Im vorliegenden Fall ging es um zwei Familien, die der Glaubensgemeinschaft der
Evangeliumschristen-Baptisten in Paderborn angehören. Die Spätaussiedler beharrten darauf,
zwei ihrer Kinder nicht in die Grundschule zu schicken. Darauf entzog ihnen das Familiengericht
Paderborn das Sorgerecht in Schulangelegenheiten für diese Kinder und auch das
Aufenthaltsbestimmungsrecht. Das Gericht bestellte das Jugendamt der Stadt als Pfleger. Die
Eltern, die den Sexualkundeunterricht als zu freizügig ablehnen und sich auch gegen die
Evolutionslehre im Biologieunterricht wandten, brachten ihre Kinder - mit Einwilligung des
Jugendamtes - nach Österreich. Dort erteilt ihnen eine der Mütter Hausunterricht, was nach
österreichischem Recht möglich ist. Nach Einschätzung des BGH hat sich das Jugendamt
offenkundig als ungeeignet erwiesen, den Gefahren für das Kindeswohl wirksam zu begegnen.
Nun muss das Oberlandesgericht Hamm einen geeigneten Pfleger finden oder durch Weisungen
sicherstellen, dass die Kinder ihrer Schulpflicht in Deutschland nachkommen. Es hatte im Februar
den teilweisen Entzug des Sorgerechts bestätigt (AZ: XII ZB 41/07 und XII ZB 42/07 -
Beschluss vom 11. September 2007).
Hausschul-Inititative: Kindeswohl bleibt außen vor
Kritik an dem BGH-Urteil übte die Initiative "Schulunterricht zu Hause" (SchuzH).

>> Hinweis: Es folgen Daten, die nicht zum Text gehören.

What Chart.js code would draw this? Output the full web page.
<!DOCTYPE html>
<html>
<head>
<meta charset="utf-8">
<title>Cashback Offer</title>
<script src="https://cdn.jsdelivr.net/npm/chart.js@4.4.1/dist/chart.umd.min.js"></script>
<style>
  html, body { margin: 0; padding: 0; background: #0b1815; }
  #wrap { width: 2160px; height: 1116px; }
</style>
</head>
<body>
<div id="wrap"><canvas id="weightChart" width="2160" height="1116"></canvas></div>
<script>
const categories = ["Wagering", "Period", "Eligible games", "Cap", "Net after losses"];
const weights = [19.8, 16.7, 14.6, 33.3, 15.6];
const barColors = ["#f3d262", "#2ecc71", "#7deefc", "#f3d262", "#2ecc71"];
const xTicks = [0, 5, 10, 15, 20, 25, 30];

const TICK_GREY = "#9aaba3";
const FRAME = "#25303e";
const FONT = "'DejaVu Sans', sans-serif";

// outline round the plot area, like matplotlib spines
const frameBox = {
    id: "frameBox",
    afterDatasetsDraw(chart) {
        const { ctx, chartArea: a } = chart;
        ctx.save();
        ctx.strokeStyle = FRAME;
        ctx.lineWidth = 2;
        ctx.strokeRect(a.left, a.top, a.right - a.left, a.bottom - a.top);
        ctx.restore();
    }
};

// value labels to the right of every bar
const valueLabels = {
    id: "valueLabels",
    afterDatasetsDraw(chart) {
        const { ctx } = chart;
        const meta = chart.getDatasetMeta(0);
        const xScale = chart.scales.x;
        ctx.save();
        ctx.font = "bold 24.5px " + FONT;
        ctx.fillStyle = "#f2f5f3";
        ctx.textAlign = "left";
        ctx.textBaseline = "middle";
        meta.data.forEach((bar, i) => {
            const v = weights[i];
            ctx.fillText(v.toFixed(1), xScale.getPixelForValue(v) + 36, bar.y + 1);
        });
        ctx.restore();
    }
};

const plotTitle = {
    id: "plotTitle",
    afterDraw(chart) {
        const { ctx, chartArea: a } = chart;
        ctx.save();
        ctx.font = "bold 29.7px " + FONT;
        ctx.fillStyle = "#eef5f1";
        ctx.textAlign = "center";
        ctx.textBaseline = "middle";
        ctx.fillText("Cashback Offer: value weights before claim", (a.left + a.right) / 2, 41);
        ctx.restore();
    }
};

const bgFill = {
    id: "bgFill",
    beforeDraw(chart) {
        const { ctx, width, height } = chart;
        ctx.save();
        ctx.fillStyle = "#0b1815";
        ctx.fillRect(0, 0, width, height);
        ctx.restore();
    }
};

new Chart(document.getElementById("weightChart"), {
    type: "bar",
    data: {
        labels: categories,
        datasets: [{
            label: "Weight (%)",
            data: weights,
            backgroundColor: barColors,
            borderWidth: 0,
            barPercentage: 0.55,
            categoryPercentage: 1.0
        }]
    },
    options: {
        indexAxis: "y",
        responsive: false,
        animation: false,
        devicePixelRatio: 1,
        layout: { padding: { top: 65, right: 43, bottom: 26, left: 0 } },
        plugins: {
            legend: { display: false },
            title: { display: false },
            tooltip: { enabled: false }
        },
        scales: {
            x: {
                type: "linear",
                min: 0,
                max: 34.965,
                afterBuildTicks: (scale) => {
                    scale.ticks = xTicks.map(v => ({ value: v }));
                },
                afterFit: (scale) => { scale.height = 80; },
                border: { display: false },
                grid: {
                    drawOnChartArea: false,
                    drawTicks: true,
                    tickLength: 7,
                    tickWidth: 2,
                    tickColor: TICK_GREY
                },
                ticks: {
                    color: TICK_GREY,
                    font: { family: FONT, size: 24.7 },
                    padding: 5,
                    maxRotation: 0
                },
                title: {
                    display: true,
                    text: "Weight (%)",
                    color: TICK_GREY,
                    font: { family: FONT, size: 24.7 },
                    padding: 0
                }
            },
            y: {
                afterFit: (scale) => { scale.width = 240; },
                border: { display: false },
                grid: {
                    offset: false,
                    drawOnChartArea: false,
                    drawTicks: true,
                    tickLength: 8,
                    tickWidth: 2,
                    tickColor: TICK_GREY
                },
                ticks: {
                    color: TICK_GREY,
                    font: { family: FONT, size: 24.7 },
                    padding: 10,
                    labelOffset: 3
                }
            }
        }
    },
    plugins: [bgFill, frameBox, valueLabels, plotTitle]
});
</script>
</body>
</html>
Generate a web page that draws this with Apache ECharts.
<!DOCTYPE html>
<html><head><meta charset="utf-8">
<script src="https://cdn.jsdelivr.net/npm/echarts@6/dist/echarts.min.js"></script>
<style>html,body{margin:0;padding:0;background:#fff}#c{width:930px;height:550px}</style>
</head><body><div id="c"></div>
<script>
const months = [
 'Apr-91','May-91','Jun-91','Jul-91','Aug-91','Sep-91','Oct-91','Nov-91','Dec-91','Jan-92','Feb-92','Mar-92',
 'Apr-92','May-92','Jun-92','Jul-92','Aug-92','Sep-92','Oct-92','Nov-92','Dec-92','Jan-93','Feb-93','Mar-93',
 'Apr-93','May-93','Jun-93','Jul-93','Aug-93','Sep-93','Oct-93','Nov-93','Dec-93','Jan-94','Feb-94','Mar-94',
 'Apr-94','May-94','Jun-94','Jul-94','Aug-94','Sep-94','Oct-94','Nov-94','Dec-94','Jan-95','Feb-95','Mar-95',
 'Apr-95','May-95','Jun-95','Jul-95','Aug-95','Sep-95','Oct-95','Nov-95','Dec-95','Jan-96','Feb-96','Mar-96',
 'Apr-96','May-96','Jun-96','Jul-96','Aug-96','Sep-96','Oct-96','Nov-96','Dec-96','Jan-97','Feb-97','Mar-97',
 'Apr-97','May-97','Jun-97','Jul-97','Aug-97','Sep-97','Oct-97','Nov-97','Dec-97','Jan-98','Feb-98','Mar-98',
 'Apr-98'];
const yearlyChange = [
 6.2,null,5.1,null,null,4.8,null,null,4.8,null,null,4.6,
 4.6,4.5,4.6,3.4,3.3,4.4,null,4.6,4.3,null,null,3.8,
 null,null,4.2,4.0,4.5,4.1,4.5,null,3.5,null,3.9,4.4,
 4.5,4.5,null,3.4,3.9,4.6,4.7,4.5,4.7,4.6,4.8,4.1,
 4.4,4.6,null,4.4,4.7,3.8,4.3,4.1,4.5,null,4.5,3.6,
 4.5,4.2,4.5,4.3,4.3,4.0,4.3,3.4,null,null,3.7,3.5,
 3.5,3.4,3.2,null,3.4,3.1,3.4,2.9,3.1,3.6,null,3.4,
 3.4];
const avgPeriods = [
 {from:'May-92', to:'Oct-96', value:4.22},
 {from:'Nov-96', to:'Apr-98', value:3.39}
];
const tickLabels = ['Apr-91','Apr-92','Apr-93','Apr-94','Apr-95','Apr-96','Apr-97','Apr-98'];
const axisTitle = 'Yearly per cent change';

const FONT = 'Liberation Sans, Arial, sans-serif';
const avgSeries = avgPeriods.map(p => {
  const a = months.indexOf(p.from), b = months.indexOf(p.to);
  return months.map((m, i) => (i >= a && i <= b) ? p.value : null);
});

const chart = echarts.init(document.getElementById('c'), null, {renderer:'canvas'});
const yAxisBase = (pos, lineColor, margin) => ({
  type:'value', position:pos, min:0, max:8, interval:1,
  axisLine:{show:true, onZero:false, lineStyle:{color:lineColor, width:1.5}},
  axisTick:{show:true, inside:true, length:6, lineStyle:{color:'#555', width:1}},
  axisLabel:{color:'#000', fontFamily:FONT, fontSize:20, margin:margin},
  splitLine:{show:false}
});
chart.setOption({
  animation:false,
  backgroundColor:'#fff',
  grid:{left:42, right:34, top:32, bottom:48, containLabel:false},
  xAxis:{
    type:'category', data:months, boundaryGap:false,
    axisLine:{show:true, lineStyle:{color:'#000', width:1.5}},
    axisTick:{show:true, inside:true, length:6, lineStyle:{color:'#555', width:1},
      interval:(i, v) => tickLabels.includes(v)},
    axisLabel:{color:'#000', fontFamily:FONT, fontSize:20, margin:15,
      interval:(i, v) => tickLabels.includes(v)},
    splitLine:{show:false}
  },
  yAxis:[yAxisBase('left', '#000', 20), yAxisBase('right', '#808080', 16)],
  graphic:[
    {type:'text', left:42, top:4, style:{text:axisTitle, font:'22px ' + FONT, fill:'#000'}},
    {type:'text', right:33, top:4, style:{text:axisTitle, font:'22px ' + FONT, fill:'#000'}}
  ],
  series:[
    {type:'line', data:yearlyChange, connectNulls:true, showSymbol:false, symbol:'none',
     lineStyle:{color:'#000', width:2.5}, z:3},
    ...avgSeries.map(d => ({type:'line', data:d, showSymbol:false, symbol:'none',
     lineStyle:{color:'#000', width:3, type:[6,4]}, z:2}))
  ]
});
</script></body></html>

Deren
Mitbegründerin und Rechtsanwältin Gabriele Eckermann (Dreieich bei Frankfurt am Main)
bedauerte, dass die Schulpflicht in Deutschland höher als das Elternrecht erachtet werde: "Doch
das Kindeswohl bleibt außen vor." Es sei zudem unverständlich, dass der BGH für ein im
Ausland lebendes deutsches Kind den Schulbesucht in Deutschland zur Pflicht mache, aber dabei
europäische Gesetze, die den Hausunterricht erlaubten, nicht berücksichtige. Dabei habe die
Pisa-Studie gezeigt, dass das deutsche Schulsystem vielfach krank sei. Der Bund
Evangelisch-Freikirchlicher Gemeinden (Baptisten- und Brüdergemeinden) hat in der
Vergangenheit wiederholt darauf hingewiesen, dass die in der Presse meist als "Baptisten"
bezeichneten Hausschul-Eltern nicht einer Gemeinde der Freikirche angehören. Nach
Überzeugung der Bundesgeschäftsführung der Freikirche ist eine Heimbeschulung "kein
sinnvolles pädagogisches Modell". "Wir können als Christen nicht aus dieser Welt auswandern",
heiß t es in einer Erklärung. Ursprünglich hat ten sieben Familien der
Evangeliumschristen-Baptisten im Raum Paderborn ihren Kindern den Besuch der Grundschule
aus religiösen Gründen verboten. Fünf dieser Familien meldeten ihre Kinder inzwischen an einer
christlichen Bekenntnisschule in Heidelberg an.